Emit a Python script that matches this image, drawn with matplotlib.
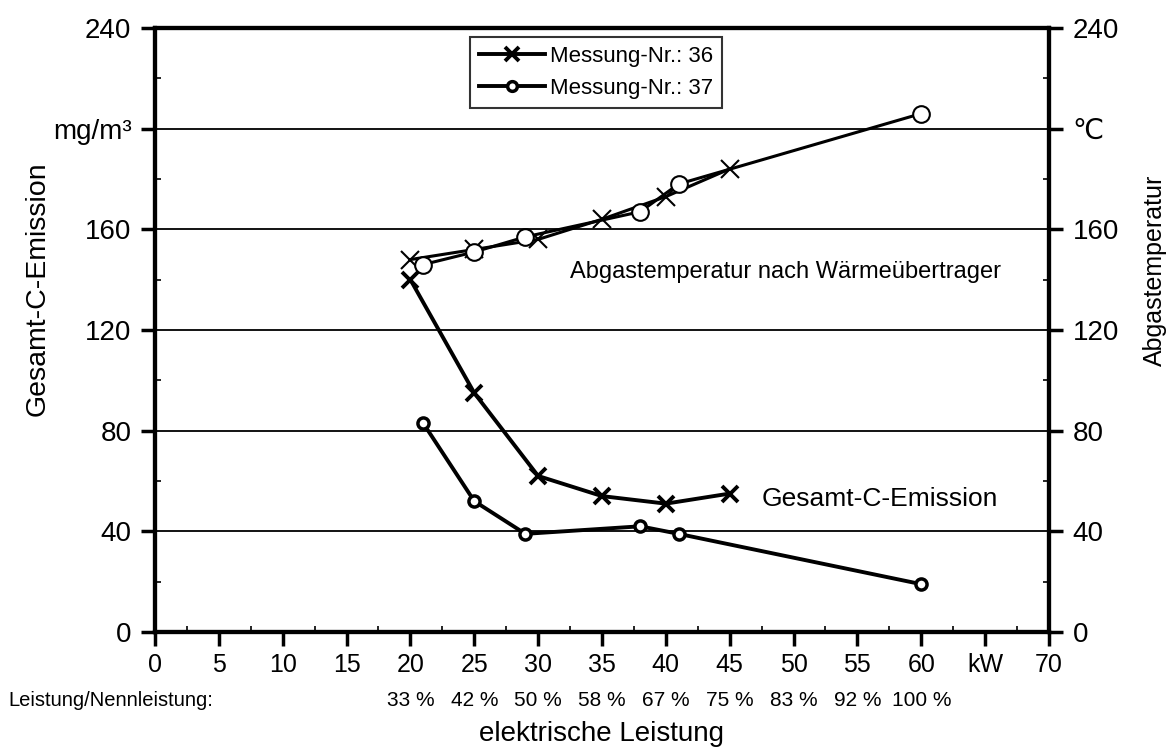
import matplotlib.pyplot as plt
from matplotlib.ticker import MultipleLocator
from matplotlib.lines import Line2D

# Messung 36 (x markers)
x36 = [20, 25, 30, 35, 40, 45]
emis36 = [140, 95, 62, 54, 51, 55]
temp36 = [148, 152, 156, 164, 173, 184]

# Messung 37 (o markers)
x37 = [21, 25, 29, 38, 41, 60]
emis37 = [83, 52, 39, 42, 39, 19]
temp37 = [146, 151, 157, 167, 178, 206]

pct_x = [20, 25, 30, 35, 40, 45, 50, 55, 60]
pct_labels = ["33 %", "42 %", "50 %", "58 %", "67 %", "75 %", "83 %", "92 %", "100 %"]

plt.rcParams['font.family'] = ['Liberation Sans', 'DejaVu Sans']

fig = plt.figure(figsize=(11.74, 7.53), dpi=100)
ax = fig.add_axes([0.132, 0.1607, 0.7615, 0.8021])

for y in [40, 80, 120, 160, 200]:
    ax.axhline(y, color='black', lw=1.3, zorder=1)

ax.plot(x36, temp36, color='black', lw=2.2, marker='x', ms=13, mew=1.5, zorder=3)
ax.plot(x37, temp37, color='black', lw=2.2, marker='o', ms=12, mfc='white', mew=1.5, zorder=3)
ax.plot(x36, emis36, color='black', lw=2.8, marker='x', ms=12, mew=2.8, zorder=3)
ax.plot(x37, emis37, color='black', lw=2.8, marker='o', ms=8, mfc='white', mew=2.5, zorder=3)

ax.set_xlim(0, 70)
ax.set_ylim(0, 240)
ax.xaxis.set_minor_locator(MultipleLocator(2.5))
ax.yaxis.set_minor_locator(MultipleLocator(20))

xt = list(range(0, 75, 5))
ax.set_xticks(xt)
ax.set_xticklabels([str(v) if v != 65 else "kW" for v in xt], fontsize=18)
yt = [0, 40, 80, 120, 160, 200, 240]
ax.set_yticks(yt)
ax.set_yticklabels([str(v) if v != 200 else "mg/m³" for v in yt], fontsize=20)

for s in ax.spines.values():
    s.set_linewidth(3)
ax.tick_params(axis='both', which='major', direction='out', length=10, width=2.5)
ax.tick_params(axis='y', which='major', pad=7)
ax.tick_params(axis='x', which='major', pad=5)
ax.tick_params(axis='both', which='minor', direction='in', length=4, width=1.2)

ax2 = ax.twinx()
ax2.set_ylim(0, 240)
ax2.set_yticks(yt)
ax2.set_yticklabels([str(v) if v != 200 else "℃" for v in yt], fontsize=20)
ax2.yaxis.set_minor_locator(MultipleLocator(20))
ax2.tick_params(axis='y', which='major', direction='out', length=10, width=2.5, pad=7)
ax2.tick_params(axis='y', which='minor', direction='in', length=4, width=1.2)
for s in ax2.spines.values():
    s.set_linewidth(3)

ax.set_ylabel("Gesamt-C-Emission", fontsize=20.5)
ax.yaxis.set_label_coords(-0.117, 0.568)
ax2.set_ylabel("Abgastemperatur", fontsize=18)
ax2.yaxis.set_label_coords(1.105, 0.599)
ax.set_xlabel("elektrische Leistung", fontsize=20)
ax.xaxis.set_label_coords(0.5, -0.147)

ax.text(32.5, 143, "Abgastemperatur nach Wärmeübertrager", fontsize=17, va='center')
ax.text(47.5, 53, "Gesamt-C-Emission", fontsize=19, va='center')

trans = ax.get_xaxis_transform()
for xv, lab in zip(pct_x, pct_labels):
    ax.text(xv, -0.113, lab, transform=trans, fontsize=15, ha='center', va='center')
ax.text(-11.5, -0.113, "Leistung/Nennleistung:", transform=trans, fontsize=14.5,
        ha='left', va='center', clip_on=False)

handles = [
    Line2D([], [], color='black', lw=2.8, marker='x', ms=10, mew=2.8),
    Line2D([], [], color='black', lw=2.8, marker='o', ms=7, mfc='white', mew=2.5),
]
leg = ax.legend(handles, ["Messung-Nr.: 36", "Messung-Nr.: 37"], loc='upper left',
                bbox_to_anchor=(0.352, 0.985), prop={'size': 16},
                frameon=True, fancybox=False, edgecolor='black', handlelength=3.0,
                handletextpad=0.2, borderpad=0.4, labelspacing=0.5, borderaxespad=0)
leg.get_frame().set_linewidth(1.5)

fig.savefig("out.png", dpi=100)
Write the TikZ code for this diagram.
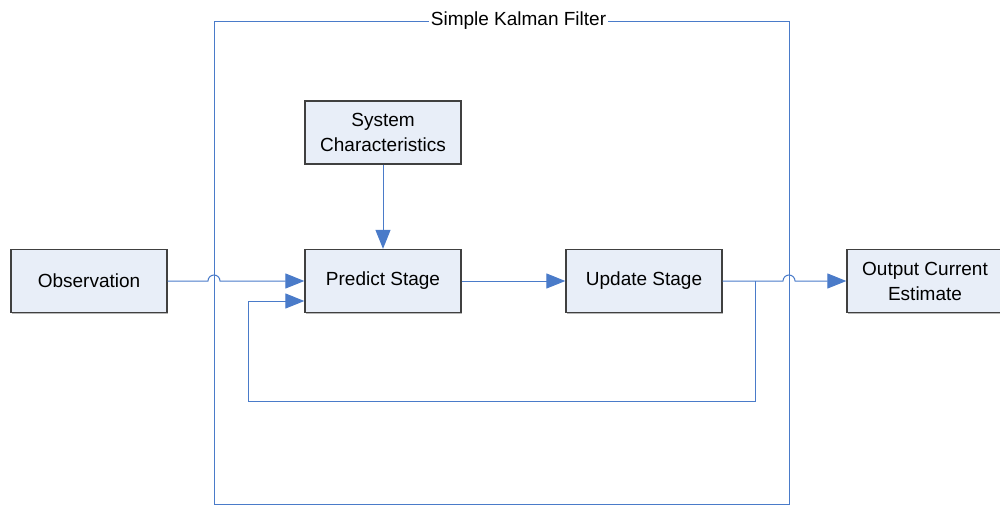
\documentclass[tikz,border=0pt]{standalone}
\usepackage{fontspec}
\setmainfont{Liberation Sans}
\usetikzlibrary{arrows.meta,shadows}
\definecolor{flowblue}{HTML}{4A7BC9}
\definecolor{boxfill}{HTML}{E8EEF8}
\definecolor{boxline}{HTML}{404040}
\begin{document}
\begin{tikzpicture}[x=1pt,y=-1pt,
  block/.style={draw=boxline,line width=1.3pt,fill=boxfill,
    minimum width=156pt,minimum height=63pt,inner sep=2pt,
    align=center,font=\fontsize{19}{25}\selectfont,
    drop shadow={shadow xshift=1.2pt,shadow yshift=-1.2pt,fill=gray!70,opacity=0.8}},
  flow/.style={draw=flowblue,line width=1pt,
    -{Triangle[length=19pt,width=15pt]}},
  wire/.style={draw=flowblue,line width=1pt},
  frame/.style={draw=flowblue,line width=1pt}]
\useasboundingbox (0,0) rectangle (1000,506);

% outer frame of the filter
\coordinate (fl) at (214,21);
\coordinate (fr) at (789,504);
\draw[frame] (fl) rectangle (fr);
\node[fill=white,inner xsep=1.5pt,inner ysep=1pt,font=\fontsize{19}{23}\selectfont]
  (title) at (518.5,21) {Simple Kalman Filter};

% blocks
\node[block] (obs)  at (89,281)  {Observation};
\node[block] (sys)  at (383,132.5) {System\\Characteristics};
\node[block] (pred) at (383,281) {Predict Stage};
\node[block] (upd)  at (644,281)  {Update Stage};
\node[block] (out)  at (925,281)  {Output Current\\Estimate};

% connectors
\draw[flow] (sys.south) -- (pred.north);
\draw[flow] (obs.east) -- ([xshift=-6pt]fl |- obs.east)
  arc[start angle=180,end angle=0,radius=6pt] -- (pred.west);
\draw[flow] (pred.east) -- (upd.west);
\draw[flow] (upd.east) -- ([xshift=-6pt]fr |- upd.east)
  arc[start angle=180,end angle=0,radius=6pt] -- (out.west);

% feedback loop
\coordinate (tap) at (755,281);
\coordinate (loopbl) at (248,401);
\draw[wire] (tap) -- (tap |- loopbl) -- (loopbl);
\draw[flow] (loopbl) -- (248,301) -- ([yshift=-20pt]pred.west);
\end{tikzpicture}
\end{document}
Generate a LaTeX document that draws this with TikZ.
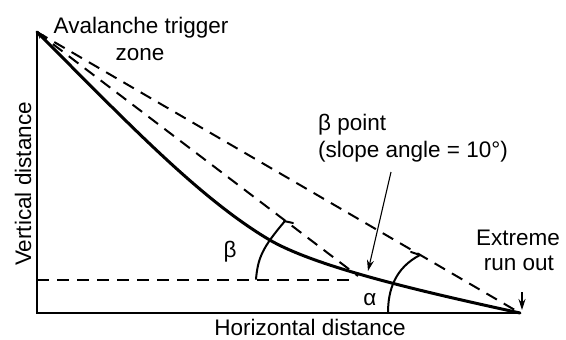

········

Write out the material above once more, exactly as it reads, with no pictures.

Emit a Python script that matches this image, drawn with matplotlib.
import matplotlib.pyplot as plt
from matplotlib.ticker import MultipleLocator
from matplotlib.lines import Line2D

# Messung 36 (x markers)
x36 = [20, 25, 30, 35, 40, 45]
emis36 = [140, 95, 62, 54, 51, 55]
temp36 = [148, 152, 156, 164, 173, 184]

# Messung 37 (o markers)
x37 = [21, 25, 29, 38, 41, 60]
emis37 = [83, 52, 39, 42, 39, 19]
temp37 = [146, 151, 157, 167, 178, 206]

pct_x = [20, 25, 30, 35, 40, 45, 50, 55, 60]
pct_labels = ["33 %", "42 %", "50 %", "58 %", "67 %", "75 %", "83 %", "92 %", "100 %"]

plt.rcParams['font.family'] = ['Liberation Sans', 'DejaVu Sans']

fig = plt.figure(figsize=(11.74, 7.53), dpi=100)
ax = fig.add_axes([0.132, 0.1607, 0.7615, 0.8021])

for y in [40, 80, 120, 160, 200]:
    ax.axhline(y, color='black', lw=1.3, zorder=1)

ax.plot(x36, temp36, color='black', lw=2.2, marker='x', ms=13, mew=1.5, zorder=3)
ax.plot(x37, temp37, color='black', lw=2.2, marker='o', ms=12, mfc='white', mew=1.5, zorder=3)
ax.plot(x36, emis36, color='black', lw=2.8, marker='x', ms=12, mew=2.8, zorder=3)
ax.plot(x37, emis37, color='black', lw=2.8, marker='o', ms=8, mfc='white', mew=2.5, zorder=3)

ax.set_xlim(0, 70)
ax.set_ylim(0, 240)
ax.xaxis.set_minor_locator(MultipleLocator(2.5))
ax.yaxis.set_minor_locator(MultipleLocator(20))

xt = list(range(0, 75, 5))
ax.set_xticks(xt)
ax.set_xticklabels([str(v) if v != 65 else "kW" for v in xt], fontsize=18)
yt = [0, 40, 80, 120, 160, 200, 240]
ax.set_yticks(yt)
ax.set_yticklabels([str(v) if v != 200 else "mg/m³" for v in yt], fontsize=20)

for s in ax.spines.values():
    s.set_linewidth(3)
ax.tick_params(axis='both', which='major', direction='out', length=10, width=2.5)
ax.tick_params(axis='y', which='major', pad=7)
ax.tick_params(axis='x', which='major', pad=5)
ax.tick_params(axis='both', which='minor', direction='in', length=4, width=1.2)

ax2 = ax.twinx()
ax2.set_ylim(0, 240)
ax2.set_yticks(yt)
ax2.set_yticklabels([str(v) if v != 200 else "℃" for v in yt], fontsize=20)
ax2.yaxis.set_minor_locator(MultipleLocator(20))
ax2.tick_params(axis='y', which='major', direction='out', length=10, width=2.5, pad=7)
ax2.tick_params(axis='y', which='minor', direction='in', length=4, width=1.2)
for s in ax2.spines.values():
    s.set_linewidth(3)

ax.set_ylabel("Gesamt-C-Emission", fontsize=20.5)
ax.yaxis.set_label_coords(-0.117, 0.568)
ax2.set_ylabel("Abgastemperatur", fontsize=18)
ax2.yaxis.set_label_coords(1.105, 0.599)
ax.set_xlabel("elektrische Leistung", fontsize=20)
ax.xaxis.set_label_coords(0.5, -0.147)

ax.text(32.5, 143, "Abgastemperatur nach Wärmeübertrager", fontsize=17, va='center')
ax.text(47.5, 53, "Gesamt-C-Emission", fontsize=19, va='center')

trans = ax.get_xaxis_transform()
for xv, lab in zip(pct_x, pct_labels):
    ax.text(xv, -0.113, lab, transform=trans, fontsize=15, ha='center', va='center')
ax.text(-11.5, -0.113, "Leistung/Nennleistung:", transform=trans, fontsize=14.5,
        ha='left', va='center', clip_on=False)

handles = [
    Line2D([], [], color='black', lw=2.8, marker='x', ms=10, mew=2.8),
    Line2D([], [], color='black', lw=2.8, marker='o', ms=7, mfc='white', mew=2.5),
]
leg = ax.legend(handles, ["Messung-Nr.: 36", "Messung-Nr.: 37"], loc='upper left',
                bbox_to_anchor=(0.352, 0.985), prop={'size': 16},
                frameon=True, fancybox=False, edgecolor='black', handlelength=3.0,
                handletextpad=0.2, borderpad=0.4, labelspacing=0.5, borderaxespad=0)
leg.get_frame().set_linewidth(1.5)

fig.savefig("out.png", dpi=100)
Write the TikZ code for this diagram.
\documentclass[tikz,border=0pt]{standalone}
\usepackage{fontspec}
\setmainfont{Liberation Sans}
\usetikzlibrary{arrows.meta,shadows}
\definecolor{flowblue}{HTML}{4A7BC9}
\definecolor{boxfill}{HTML}{E8EEF8}
\definecolor{boxline}{HTML}{404040}
\begin{document}
\begin{tikzpicture}[x=1pt,y=-1pt,
  block/.style={draw=boxline,line width=1.3pt,fill=boxfill,
    minimum width=156pt,minimum height=63pt,inner sep=2pt,
    align=center,font=\fontsize{19}{25}\selectfont,
    drop shadow={shadow xshift=1.2pt,shadow yshift=-1.2pt,fill=gray!70,opacity=0.8}},
  flow/.style={draw=flowblue,line width=1pt,
    -{Triangle[length=19pt,width=15pt]}},
  wire/.style={draw=flowblue,line width=1pt},
  frame/.style={draw=flowblue,line width=1pt}]
\useasboundingbox (0,0) rectangle (1000,506);

% outer frame of the filter
\coordinate (fl) at (214,21);
\coordinate (fr) at (789,504);
\draw[frame] (fl) rectangle (fr);
\node[fill=white,inner xsep=1.5pt,inner ysep=1pt,font=\fontsize{19}{23}\selectfont]
  (title) at (518.5,21) {Simple Kalman Filter};

% blocks
\node[block] (obs)  at (89,281)  {Observation};
\node[block] (sys)  at (383,132.5) {System\\Characteristics};
\node[block] (pred) at (383,281) {Predict Stage};
\node[block] (upd)  at (644,281)  {Update Stage};
\node[block] (out)  at (925,281)  {Output Current\\Estimate};

% connectors
\draw[flow] (sys.south) -- (pred.north);
\draw[flow] (obs.east) -- ([xshift=-6pt]fl |- obs.east)
  arc[start angle=180,end angle=0,radius=6pt] -- (pred.west);
\draw[flow] (pred.east) -- (upd.west);
\draw[flow] (upd.east) -- ([xshift=-6pt]fr |- upd.east)
  arc[start angle=180,end angle=0,radius=6pt] -- (out.west);

% feedback loop
\coordinate (tap) at (755,281);
\coordinate (loopbl) at (248,401);
\draw[wire] (tap) -- (tap |- loopbl) -- (loopbl);
\draw[flow] (loopbl) -- (248,301) -- ([yshift=-20pt]pred.west);
\end{tikzpicture}
\end{document}
Generate a LaTeX document that draws this with TikZ.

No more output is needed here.